• _EXERCISE PROMPT_
Your copy of the material below should match it exactly, except that it holds no pictures.

• _GIVEN DATA_
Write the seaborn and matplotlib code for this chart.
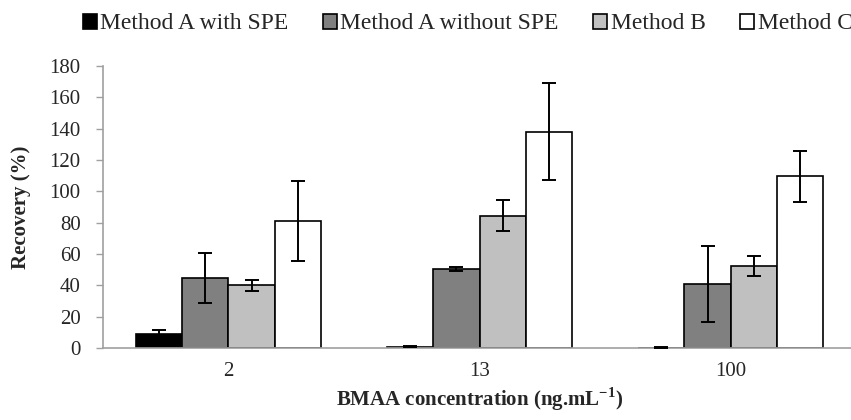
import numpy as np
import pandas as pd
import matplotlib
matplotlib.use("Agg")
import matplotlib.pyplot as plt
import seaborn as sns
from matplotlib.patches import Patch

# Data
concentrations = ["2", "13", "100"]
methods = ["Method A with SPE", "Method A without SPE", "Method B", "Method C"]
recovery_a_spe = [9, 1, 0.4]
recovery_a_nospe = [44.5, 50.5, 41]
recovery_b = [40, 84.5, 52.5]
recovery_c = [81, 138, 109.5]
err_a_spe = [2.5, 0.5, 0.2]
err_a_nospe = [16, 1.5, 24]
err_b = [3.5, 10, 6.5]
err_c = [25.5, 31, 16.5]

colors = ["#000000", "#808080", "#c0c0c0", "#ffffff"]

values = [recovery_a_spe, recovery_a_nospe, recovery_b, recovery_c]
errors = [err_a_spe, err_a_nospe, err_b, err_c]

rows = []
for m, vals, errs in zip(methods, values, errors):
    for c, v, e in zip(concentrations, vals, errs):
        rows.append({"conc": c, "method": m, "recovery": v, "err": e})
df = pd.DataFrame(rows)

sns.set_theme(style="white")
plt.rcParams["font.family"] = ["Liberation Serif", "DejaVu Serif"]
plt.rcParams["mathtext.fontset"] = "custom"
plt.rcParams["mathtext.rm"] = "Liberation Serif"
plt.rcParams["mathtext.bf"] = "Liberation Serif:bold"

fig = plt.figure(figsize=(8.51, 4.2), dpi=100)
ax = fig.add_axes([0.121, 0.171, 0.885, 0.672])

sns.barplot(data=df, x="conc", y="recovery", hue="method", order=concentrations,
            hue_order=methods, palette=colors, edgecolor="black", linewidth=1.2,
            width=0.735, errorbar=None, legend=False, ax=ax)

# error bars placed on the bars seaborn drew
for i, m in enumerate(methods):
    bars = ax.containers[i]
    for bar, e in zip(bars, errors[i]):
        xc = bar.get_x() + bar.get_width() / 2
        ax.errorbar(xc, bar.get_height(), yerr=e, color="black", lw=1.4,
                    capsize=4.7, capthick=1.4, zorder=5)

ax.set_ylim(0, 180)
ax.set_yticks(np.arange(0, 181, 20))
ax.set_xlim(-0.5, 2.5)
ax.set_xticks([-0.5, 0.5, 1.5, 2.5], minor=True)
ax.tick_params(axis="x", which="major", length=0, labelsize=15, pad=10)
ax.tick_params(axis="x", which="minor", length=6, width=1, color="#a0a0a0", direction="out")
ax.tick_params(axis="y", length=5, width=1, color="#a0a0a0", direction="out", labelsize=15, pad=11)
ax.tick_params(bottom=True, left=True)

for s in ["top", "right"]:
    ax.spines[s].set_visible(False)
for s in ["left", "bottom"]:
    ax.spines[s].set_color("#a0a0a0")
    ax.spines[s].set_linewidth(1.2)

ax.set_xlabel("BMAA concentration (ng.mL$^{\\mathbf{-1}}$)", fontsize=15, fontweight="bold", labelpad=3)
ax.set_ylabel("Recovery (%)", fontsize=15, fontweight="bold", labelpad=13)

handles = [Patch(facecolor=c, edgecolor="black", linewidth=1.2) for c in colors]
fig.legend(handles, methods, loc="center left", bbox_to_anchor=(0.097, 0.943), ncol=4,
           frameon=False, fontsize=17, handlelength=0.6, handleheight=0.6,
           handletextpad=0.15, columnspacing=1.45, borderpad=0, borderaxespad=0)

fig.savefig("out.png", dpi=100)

• _SOLUTION_
Write the seaborn and matplotlib code for this chart.
import numpy as np
import pandas as pd
import matplotlib
matplotlib.use("Agg")
import matplotlib.pyplot as plt
import seaborn as sns
from matplotlib.patches import Patch

# Data
concentrations = ["2", "13", "100"]
methods = ["Method A with SPE", "Method A without SPE", "Method B", "Method C"]
recovery_a_spe = [9, 1, 0.4]
recovery_a_nospe = [44.5, 50.5, 41]
recovery_b = [40, 84.5, 52.5]
recovery_c = [81, 138, 109.5]
err_a_spe = [2.5, 0.5, 0.2]
err_a_nospe = [16, 1.5, 24]
err_b = [3.5, 10, 6.5]
err_c = [25.5, 31, 16.5]

colors = ["#000000", "#808080", "#c0c0c0", "#ffffff"]

values = [recovery_a_spe, recovery_a_nospe, recovery_b, recovery_c]
errors = [err_a_spe, err_a_nospe, err_b, err_c]

rows = []
for m, vals, errs in zip(methods, values, errors):
    for c, v, e in zip(concentrations, vals, errs):
        rows.append({"conc": c, "method": m, "recovery": v, "err": e})
df = pd.DataFrame(rows)

sns.set_theme(style="white")
plt.rcParams["font.family"] = ["Liberation Serif", "DejaVu Serif"]
plt.rcParams["mathtext.fontset"] = "custom"
plt.rcParams["mathtext.rm"] = "Liberation Serif"
plt.rcParams["mathtext.bf"] = "Liberation Serif:bold"

fig = plt.figure(figsize=(8.51, 4.2), dpi=100)
ax = fig.add_axes([0.121, 0.171, 0.885, 0.672])

sns.barplot(data=df, x="conc", y="recovery", hue="method", order=concentrations,
            hue_order=methods, palette=colors, edgecolor="black", linewidth=1.2,
            width=0.735, errorbar=None, legend=False, ax=ax)

# error bars placed on the bars seaborn drew
for i, m in enumerate(methods):
    bars = ax.containers[i]
    for bar, e in zip(bars, errors[i]):
        xc = bar.get_x() + bar.get_width() / 2
        ax.errorbar(xc, bar.get_height(), yerr=e, color="black", lw=1.4,
                    capsize=4.7, capthick=1.4, zorder=5)

ax.set_ylim(0, 180)
ax.set_yticks(np.arange(0, 181, 20))
ax.set_xlim(-0.5, 2.5)
ax.set_xticks([-0.5, 0.5, 1.5, 2.5], minor=True)
ax.tick_params(axis="x", which="major", length=0, labelsize=15, pad=10)
ax.tick_params(axis="x", which="minor", length=6, width=1, color="#a0a0a0", direction="out")
ax.tick_params(axis="y", length=5, width=1, color="#a0a0a0", direction="out", labelsize=15, pad=11)
ax.tick_params(bottom=True, left=True)

for s in ["top", "right"]:
    ax.spines[s].set_visible(False)
for s in ["left", "bottom"]:
    ax.spines[s].set_color("#a0a0a0")
    ax.spines[s].set_linewidth(1.2)

ax.set_xlabel("BMAA concentration (ng.mL$^{\\mathbf{-1}}$)", fontsize=15, fontweight="bold", labelpad=3)
ax.set_ylabel("Recovery (%)", fontsize=15, fontweight="bold", labelpad=13)

handles = [Patch(facecolor=c, edgecolor="black", linewidth=1.2) for c in colors]
fig.legend(handles, methods, loc="center left", bbox_to_anchor=(0.097, 0.943), ncol=4,
           frameon=False, fontsize=17, handlelength=0.6, handleheight=0.6,
           handletextpad=0.15, columnspacing=1.45, borderpad=0, borderaxespad=0)

fig.savefig("out.png", dpi=100)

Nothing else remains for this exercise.